Forum Discussion
samuel_kodjoe
Jun 28, 2021Copper Contributor
how do i extract data from a pdf file using power query in excel?
hi team, Please i would like to find out if there is a way to extract data from a pdf file using power query in excel? regards!!
Lorenzo
Jun 29, 2021Silver Contributor
Given you don't have the corresponding wizard in Excel user interface, you have to code it yourself.
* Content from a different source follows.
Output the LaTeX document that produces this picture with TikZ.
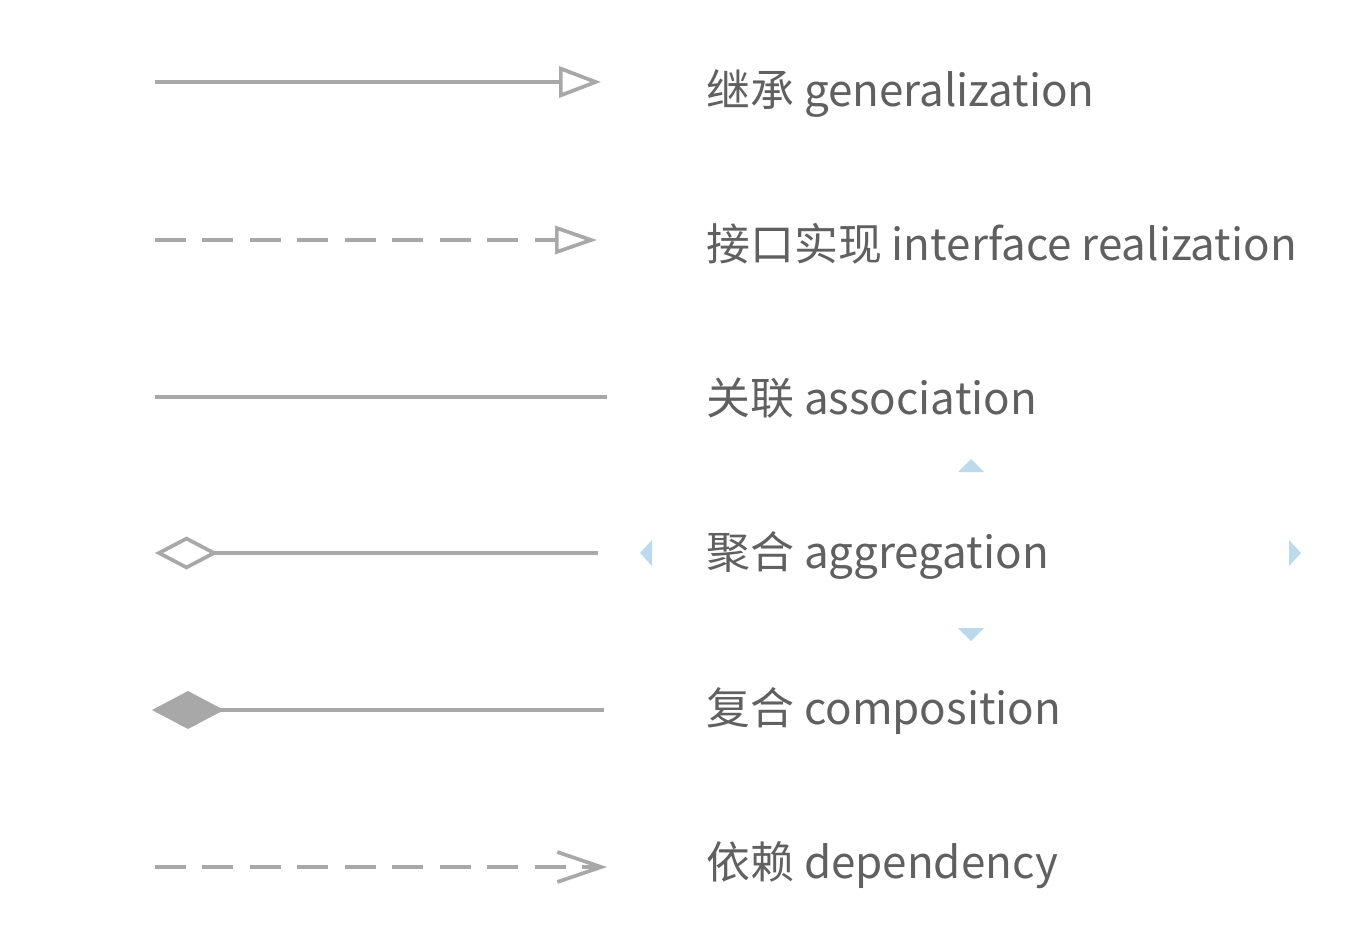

You start with a new blank query and in the formula bar, something like:
= Pdf.Tables(File.Contents("FolderPath\Example.pdf"), [Implementation="1.2"])Then, assuming the function finds a Table in your PDF, click on it in the [Data] column:
NB: re. [Implementation=x.y] the https://docs.microsoft.com/en-us/powerquery-m/pdf-tables says:
- The newest version should always give the best results
I've seen a couple of cases where this wasn't true so you have to test what gives you the best result based on your PDF - Valid values are "1.3", "1.2", "1.1", or null
1.3 isn't avail. yet. Please refer to DanielPerelman's reply on https://docs.microsoft.com/en-us/answers/questions/382594/pdf-file-transformation.html
samuel_kodjoe
Jun 29, 2021Copper Contributor
please this is what i get trying to implement for 1.2. the other values are giving me invalid answers
- LorenzoJun 29, 2021Silver ContributorCarefully read the error message you get, it clearly indicates what the problem is. I checked the formula you entered and it's OK (no syntaxt error nor anything like that)